Both WMF staff and community would really like to see dump based metrics for previous month within days after month ends. Wikistats only requires stub dumps (with a few exceptions, which can be mitigated). These stub dumps can be generated relatively quickly.
Suggested approach which leaves current processing mostly intact, and hopefully thus can be implemented without too much overhaul:
- Early in the month run every dump job only till step 29, then exit job, and continue with next wiki in normal round-robin fashion. These early steps in the dump job are relatively quick, so a full cycle of steps 1-29 for all wikis could be done within days.

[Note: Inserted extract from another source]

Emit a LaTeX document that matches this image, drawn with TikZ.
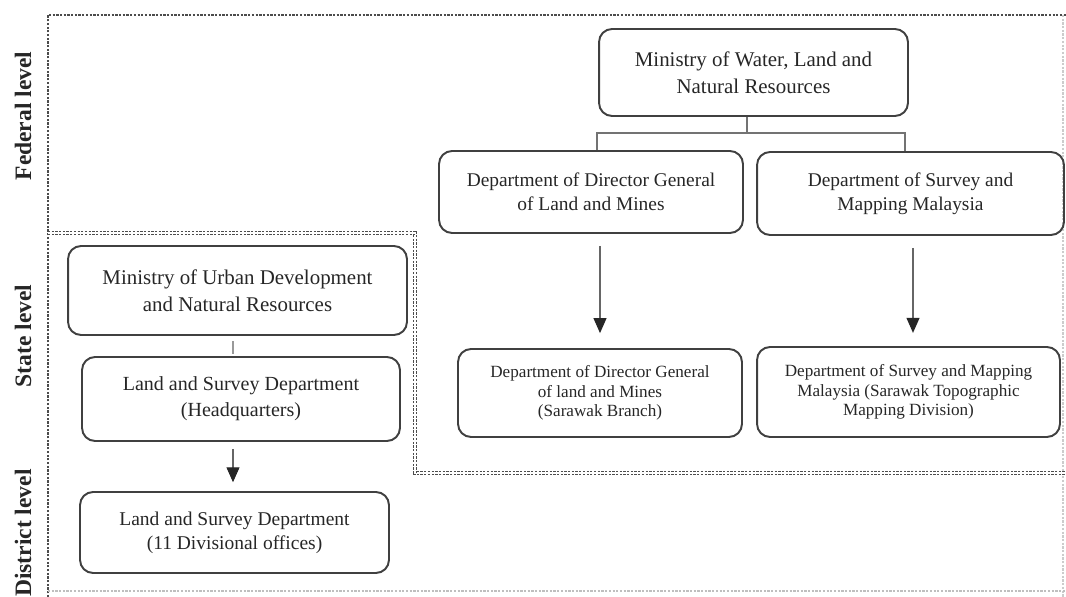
\documentclass[tikz,border=0pt]{standalone}
\usepackage{fontspec}
\setmainfont{Liberation Serif}
\usetikzlibrary{arrows.meta,positioning}

\begin{document}
\begin{tikzpicture}[
    x=0.02cm, y=-0.02cm,
    unit/.style={draw=black!75, line width=1.1pt, rounded corners=0.26cm, align=center, text=black!85, inner sep=0pt},
    ministry/.style={unit, font=\fontsize{11.9}{15.3}\selectfont},
    dept/.style={unit, font=\fontsize{11.05}{13.8}\selectfont},
    branch/.style={unit, font=\fontsize{9.75}{11.2}\selectfont},
    level/.style={rotate=90, font=\fontsize{13.4}{16}\selectfont\bfseries, text=black!85},
    frame/.style={draw=black!70, line width=0.6pt, dash pattern=on 1.3pt off 0.8pt},
    link/.style={draw=black!55, line width=0.6pt},
    arrow/.style={-{Triangle[length=0.3cm, width=0.26cm, color=black!85]}, draw=black!60, line width=0.6pt}
]
\useasboundingbox (0,0) rectangle (1066,597);

% Level frames
\draw[frame] (48,597) -- (48,15) -- (1066,15);
\draw[frame, draw=black!20] (1063,15) -- (1063,597);
\draw[frame, draw=black!25] (48,591) -- (1066,591);
\draw[frame, double=white, double distance=1.3pt] (48,233) -- (415,233) -- (415,473) -- (1066,473);

% Level labels
\node[level] (fedlabel) at (23,116) {Federal level};
\node[level] (statelabel) at (23,336) {State level};
\node[level] (distlabel) at (23,533) {District level};

% Federal level
\node[ministry, minimum width=6.18cm, minimum height=1.74cm] (water) at (753.5,72.5) {Ministry of Water, Land and\\Natural Resources};
\node[dept, minimum width=6.08cm, minimum height=1.64cm] (dgfed) at (591,192) {Department of Director General\\of Land and Mines};
\node[dept, minimum width=6.14cm, minimum height=1.66cm] (smfed) at (910.5,193.5) {Department of Survey and\\Mapping Malaysia};

% State level (Sarawak branches)
\node[branch, minimum width=5.68cm, minimum height=1.76cm] (dgsar) at (600,393) {Department of Director General\\of land and Mines\\(Sarawak Branch)};
\node[branch, minimum width=6.06cm, minimum height=1.8cm] (smsar) at (908.5,392) {Department of Survey and Mapping\\Malaysia (Sarawak Topographic\\Mapping Division)};

% State level (Sarawak)
\node[ministry, minimum width=6.78cm, minimum height=1.78cm] (urban) at (237.5,290.5) {Ministry of Urban Development\\and Natural Resources};
\node[ministry, font=\fontsize{11.4}{14.7}\selectfont, minimum width=6.36cm, minimum height=1.68cm] (hq) at (241,399) {Land and Survey Department\\(Headquarters)};

% District level
\node[ministry, font=\fontsize{11.1}{13.6}\selectfont, minimum width=6.18cm, minimum height=1.62cm] (div) at (234.5,532.5) {Land and Survey Department\\(11 Divisional offices)};

% Edges
\coordinate (fork) at (747,133);
\coordinate (forkL) at (597,133);
\coordinate (forkR) at (905,133);
\coordinate (drop) at (913,0);
\coordinate (stem) at (233,0);
\draw[link] (fork |- water.south) -- (fork);
\draw[link] (forkL |- dgfed.north) -- (forkL) -- (forkR) -- (forkR |- smfed.north);
\draw[arrow, shorten <=6.8pt, shorten >=8.5pt] (dgfed.south -| dgsar.north) -- (dgsar.north);
\draw[arrow, shorten <=6.8pt, shorten >=7.5pt] (smfed.south -| drop) -- (smsar.north -| drop);
\draw[link, draw=black!40, shorten <=3pt, shorten >=1pt] (urban.south -| stem) -- (hq.north -| stem);
\draw[arrow, shorten <=4pt, shorten >=5pt] (hq.south -| stem) -- (div.north -| stem);
\end{tikzpicture}
\end{document}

- After all stub dumps are done, on next round-robin cycle, run steps 30-39 (which are much heavier) or run the entire job from the start, if that's easier.
- Go idle after all jobs are fully done, so that all servers are ready to start a new cycle as soon as the month ends
Here are run times for largests dumps:
enwiki: stub dumps are done after 2 days and 6 hours, remainder of job takes 13 days
dewiki: stub takes 15 hours, remainder takes 8 days and 16 hours
wikidata: stubs take 2 days, remainder takes 13 days (Nov 2014, now more)
Here is an example of a full dump job:
Step 1: 2015-01-06 17:41:30 done User account data. (private)
[13 hours pass]
Step 29: 2015-01-07 07:06:33 done Recombine first-pass for page XML data dumps
[8 days and 16 hours pass]
Step 39: 2015-01-16 02:47:15 done Articles, templates, media/file descriptions, and primary meta-pages, in multiple bz2 streams, 100 pages per stream
[Now job is complete]
Now, after all dumps are done for a month, a new cycle starts (which for wikistats is totally redundant if dump starts in same month). That would have to be undone. Rather have the servers idle and ready to start new cycle when new month begins. I can't imagine any other users depend heavily on having a new dump say every 20-25 days rather than once a month.
Of course autonomous growth makes job run time more of an issue every month.